In 2022, Musk embarked on another controversial chapter by acquiring Twitter for $44 billion. The move was met with intense criticism. Advertisers fled, analysts predicted failure, and many commentators called it one of the worst acquisitions in technology history.
Musk responded by rebranding the platform as X and rebuilding significant parts of its business model. Despite ongoing debate surrounding the platform, X remains one of the most influential digital communication networks on the planet.
Never content to focus on a single industry, Musk also launched xAI, entering the increasingly competitive race to develop advanced artificial intelligence systems.
His ambitions extend even further. SpaceX continues to send astronauts into orbit, while Musk’s long-term vision remains the colonization of Mars—a goal many consider among the most ambitious engineering challenges ever attempted.

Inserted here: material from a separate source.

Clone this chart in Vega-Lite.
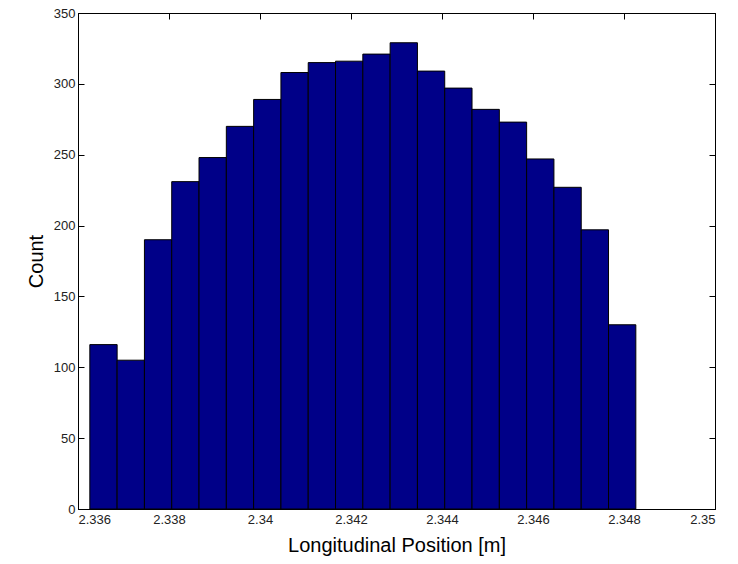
{
  "$schema": "https://vega.github.io/schema/vega-lite/v6.json",
  "width": 637,
  "height": 496,
  "autosize": "none",
  "padding": {"left": 78, "top": 13, "right": 23, "bottom": 55},
  "background": "white",
  "config": {
    "view": {"stroke": "black", "strokeWidth": 1},
    "axis": {
      "grid": false,
      "domainColor": "black",
      "tickColor": "black",
      "labelFont": "Liberation Sans",
      "labelFontSize": 13,
      "labelColor": "#222222",
      "titleFont": "Liberation Sans",
      "titleFontSize": 20,
      "titleFontWeight": "normal",
      "titleColor": "black"
    }
  },
  "data": {
    "values": [
      {"start": 2.33626, "end": 2.33686, "count": 116},
      {"start": 2.33686, "end": 2.33746, "count": 105},
      {"start": 2.33746, "end": 2.33806, "count": 190},
      {"start": 2.33806, "end": 2.33866, "count": 231},
      {"start": 2.33866, "end": 2.33926, "count": 248},
      {"start": 2.33926, "end": 2.33986, "count": 270},
      {"start": 2.33986, "end": 2.34046, "count": 289},
      {"start": 2.34046, "end": 2.34106, "count": 308},
      {"start": 2.34106, "end": 2.34166, "count": 315},
      {"start": 2.34166, "end": 2.34226, "count": 316},
      {"start": 2.34226, "end": 2.34286, "count": 321},
      {"start": 2.34286, "end": 2.34346, "count": 329},
      {"start": 2.34346, "end": 2.34406, "count": 309},
      {"start": 2.34406, "end": 2.34466, "count": 297},
      {"start": 2.34466, "end": 2.34526, "count": 282},
      {"start": 2.34526, "end": 2.34586, "count": 273},
      {"start": 2.34586, "end": 2.34646, "count": 247},
      {"start": 2.34646, "end": 2.34706, "count": 227},
      {"start": 2.34706, "end": 2.34766, "count": 197},
      {"start": 2.34766, "end": 2.34826, "count": 130}
    ]
  },
  "layer": [
    {
      "mark": {"type": "bar", "color": "#000088", "stroke": "black", "strokeWidth": 1},
      "encoding": {
        "x": {
          "field": "start", "type": "quantitative",
          "scale": {"domain": [2.336, 2.35], "nice": false, "zero": false, "padding": 0},
          "axis": {
            "title": "Longitudinal Position [m]",
            "values": [2.336, 2.338, 2.34, 2.342, 2.344, 2.346, 2.348, 2.35],
            "format": ".3~f",
            "tickSize": -6,
            "labelPadding": 10,
            "titlePadding": 9
          }
        },
        "x2": {"field": "end"},
        "y": {
          "field": "count", "type": "quantitative",
          "scale": {"domain": [0, 350], "nice": false, "padding": 0},
          "axis": {
            "title": "Count",
            "values": [0, 50, 100, 150, 200, 250, 300, 350],
            "tickSize": -6,
            "labelPadding": 9,
            "titlePadding": 7
          }
        },
        "y2": {"datum": 0}
      }
    },
    {
      "mark": {"type": "bar", "opacity": 0},
      "encoding": {
        "x": {
          "field": "start", "type": "quantitative",
          "axis": {
            "orient": "top", "title": null, "labels": false,
            "values": [2.336, 2.338, 2.34, 2.342, 2.344, 2.346, 2.348, 2.35],
            "tickSize": -6
          }
        },
        "x2": {"field": "end"},
        "y": {
          "field": "count", "type": "quantitative",
          "axis": {
            "orient": "right", "title": null, "labels": false,
            "values": [0, 50, 100, 150, 200, 250, 300, 350],
            "tickSize": -6
          }
        },
        "y2": {"datum": 0}
      }
    }
  ],
  "resolve": {"axis": {"x": "independent", "y": "independent"}}
}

Beyond products and companies, Musk’s impact can also be measured through the hundreds of thousands of jobs created across his businesses and the generation of entrepreneurs, engineers, and innovators inspired by his example.
Whether viewed as a visionary, a disruptor, or a controversial figure, one fact is difficult to dispute: no individual in recent history has altered more major industries within a single lifetime.
Payments. Automobiles. Energy. Space. Social media. Communications. Artificial intelligence.
The ultimate legacy of Elon Musk may not be any one company, but his willingness to pursue ideas that others considered impossible—and, against overwhelming odds, turn many of them into reality.